Frequently Asked Questions
What matters most in an online invoicing tool?
Recurring billing, payment collection, and clean exports matter most. Those three features cut the most repetitive admin work and keep records usable for bookkeeping.
Do invoice templates matter?
Templates matter after workflow basics are covered. A clear layout helps with professionalism and readability, but it does not reduce follow-up, reconciliation, or correction work.
How important is storage for invoices and attachments?
Very important if you keep signed estimates, receipts, or purchase orders with the invoice. Searchable archive space prevents support documents from getting scattered across email and local files.
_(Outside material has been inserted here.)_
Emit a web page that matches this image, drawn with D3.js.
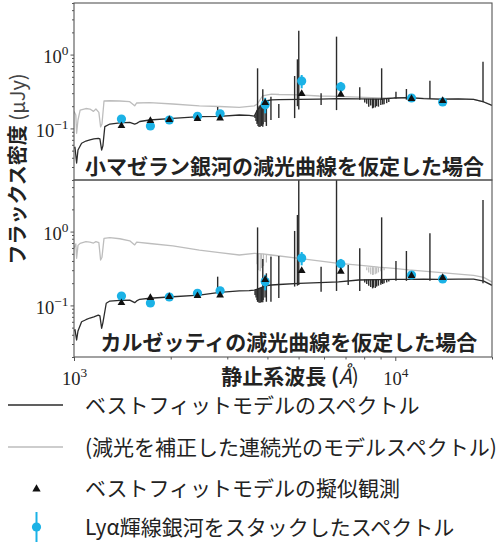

Do small businesses need payment links?
Yes, when faster collection matters and clients pay electronically. Payment links shorten the gap between sending an invoice and receiving funds, and they remove manual payment instructions from every message.
When does a full accounting suite make more sense than invoicing-only software?
A full accounting suite makes more sense when invoicing, tax, expenses, and reconciliation belong in the same monthly close process. Separate tools add duplicate entry and more chances for mismatch.
What should an office manager verify before rollout?
User roles, edit history, bulk edit, and export quality. Those controls keep shared billing organized and prevent corrections from spreading across the archive.
How much automation is too much?
Automation is too much when setup and exception handling take longer than invoice creation. That line appears fast in businesses with custom taxes, multiple approvers, or mixed payment methods.
Is mobile access worth checking?
Yes, when invoice approval or status review happens away from a desk. A mobile-friendly workflow shortens delays and keeps small corrections from waiting until the end of the day.
What is the simplest safe setup for a tiny team?
A basic invoice tool with recurring billing, reminders, payment links, and searchable exports is enough. Anything beyond that belongs only if the billing process already needs more control.